Costs are sought in the sum of $3,824.
[12] ACE and ETNZ submit that they are entitled to costs on the application. They say that a successful party on an interlocutory application is entitled to be paid costs by the party who fails. They say that they were the successful party. They note that:
(a)they wrote to the defendants on several occasions prior to the application, but that the defendants refused to identify or return their confidential and proprietary information, or to provide undertakings that the information would not be disseminated;
(b)they did not delay in making application and that they only applied when it became clear that leaks were occurring, and only once they had gathered sufficiently cogent evidence of a connection between the leaks and the defendants to support the application.
(c)they acknowledge that the defendants deny that they are responsible for any leaks that occurred, and accept that the evidence in this regard will fall to be tested at trial. They assert however that affidavit evidence they have filed suggests that the defendants were the source of the leaks.
They argue that generally costs on interlocutory applications should be fixed when the application is determined – High Court Rules, r 14.8 – and that there are no special reasons to delay the determination of costs in this case.
Analysis
[13]Relevantly, r 14.8 provides as follows:
14.8 Costs on interlocutory applications
(1)Costs on an opposed interlocutory application, unless there are special reasons to the contrary,—
(a)must be fixed in accordance with these rules when the application is determined; and
(b)become payable when they are fixed.
(2)Despite subclause (1), the court may reverse, discharge, or vary an order for costs on an interlocutory application if satisfied subsequently that the original order should not have been made.
…
[14] As can be seen, normally costs fall to be fixed on an interlocutory application when the same is determined, unless there are special reasons which indicate that that course is not appropriate.
[15] An interlocutory application can be determined either by decision of the Court or by another mechanism, such as the agreement of the parties.2 Contrary to the submissions made for Calder & Mayo, I accept that ACE’s and ETNZ’s interlocutory application has been determined.
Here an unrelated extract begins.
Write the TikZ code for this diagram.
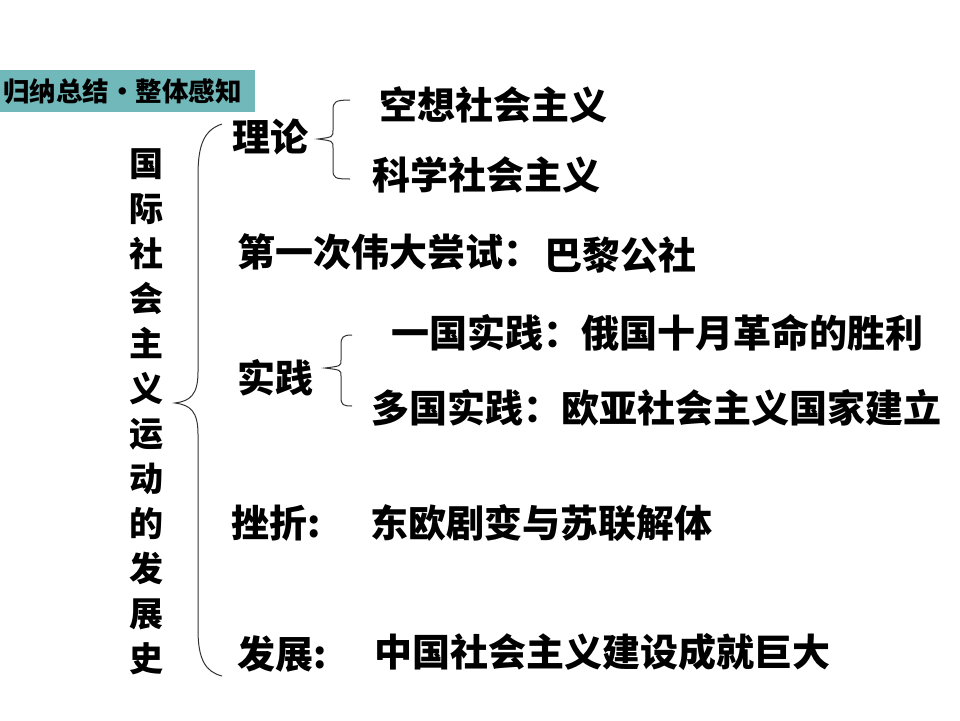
\documentclass[tikz,border=0pt]{standalone}
\usepackage{fontspec}
\newfontfamily\cjk{Noto Sans CJK SC}
\definecolor{titleteal}{RGB}{112,184,186}
\tikzset{
  txt/.style={inner sep=0pt, anchor=west, font=\cjk\bfseries\fontsize{38}{38}\selectfont},
  brace/.style={draw=black!80, line width=1pt},
}
\begin{document}
\begin{tikzpicture}[x=1pt,y=-1pt]
\useasboundingbox (0,0) rectangle (960,720);
% title box
\fill[titleteal] (0,70) rectangle (255,112);
\node[inner sep=0pt, anchor=west, font=\cjk\bfseries\fontsize{26.5}{26.5}\selectfont] (title) at (3,92) {归纳总结•整体感知};
% vertical title
\node[inner sep=0pt, align=center, font=\cjk\bfseries\fontsize{34}{45}\selectfont] (vt) at (146,412) {国\\际\\社\\会\\主\\义\\运\\动\\的\\发\\展\\史};
% big brace
\draw[brace] (222,124) .. controls (204,130) and (198,145) .. (198,175) -- (198,372)
  .. controls (198,395) and (190,401) .. (175,403)
  .. controls (190,405) and (198,411) .. (198,434) -- (198,630)
  .. controls (198,660) and (206,672) .. (222,676);
% texts
\node[txt] (lilun) at (232,137) {理论};
\node[txt] (kongxiang) at (379,105) {空想社会主义};
\node[txt] (kexue) at (372,175) {科学社会主义};
\draw[brace] (350,100) .. controls (335,100) and (333,102) .. (333,110) -- (333,130)
  .. controls (333,137) .. (318,139)
  .. controls (333,141) .. (333,148) -- (333,170)
  .. controls (333,178) and (335,179) .. (350,179);
\node[txt] (diyici) at (237,252) {第一次伟大尝试：};
\node[txt] (bali) at (544,255) {巴黎公社};
\node[txt] (yiguo) at (391,333) {一国实践：俄国十月革命的胜利};
\node[txt] (shijian) at (237,378) {实践};
\node[txt] (duoguo) at (371,408) {多国实践：欧亚社会主义国家建立};
\draw[brace] (352,335) .. controls (343,335) and (341,337) .. (341,345) -- (341,360)
  .. controls (341,366) .. (325,368)
  .. controls (341,370) .. (341,376) -- (341,397)
  .. controls (341,405) and (343,406) .. (352,406);
\node[txt] (cuozhe) at (231,523) {挫折:};
\node[txt] (dongou) at (370,523) {东欧剧变与苏联解体};
\node[txt] (fazhan) at (237,654) {发展:};
\node[txt] (zhongguo) at (374,652) {中国社会主义建设成就巨大};
\end{tikzpicture}
\end{document}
[16] In my view, however, there are special circumstances in this case which compel the conclusion that it is not appropriate to award costs at this point. There are two unresolved factual disputes – first, were the defendants responsible for such leaks as occurred and, secondly, was the interim relief application necessary and/or appropriate? The Court has not had the opportunity to consider the merits of the case or to hear argument on either of these issues. I am not prepared to speculate on the merits or on the answer to either of these factual disputes at this point.
[17] It is also noteworthy that the orders sought in the interlocutory application largely mirrored the relief sought in the substantive proceedings. The consent orders did not however mirror the orders sought. Both parties compromised their respective positions to reach a middle ground interim agreement. That was pragmatic and sensible. However, it counts against any conclusion being made as to who was the successful party on the interlocutory application. It is arguable that neither party was wholly successful.
[18] In my view, no costs order should be made at this stage. If ACE and ETNZ succeed at trial, then the costs of the interlocutory application can be recovered at that point. If they fail, and the defendants’ arguments prevail, then the defendants can
2 Ip v Ip [2016] NZHC 528 at [12]; Winton v Winton [2018] NZHC 486 at [16]-[17].
recover the costs they incurred in dealing with the interlocutory application at that point.
[19] Accordingly, I direct that the issue of costs on the interlocutory application is to be determined at the conclusion of the substantive proceedings.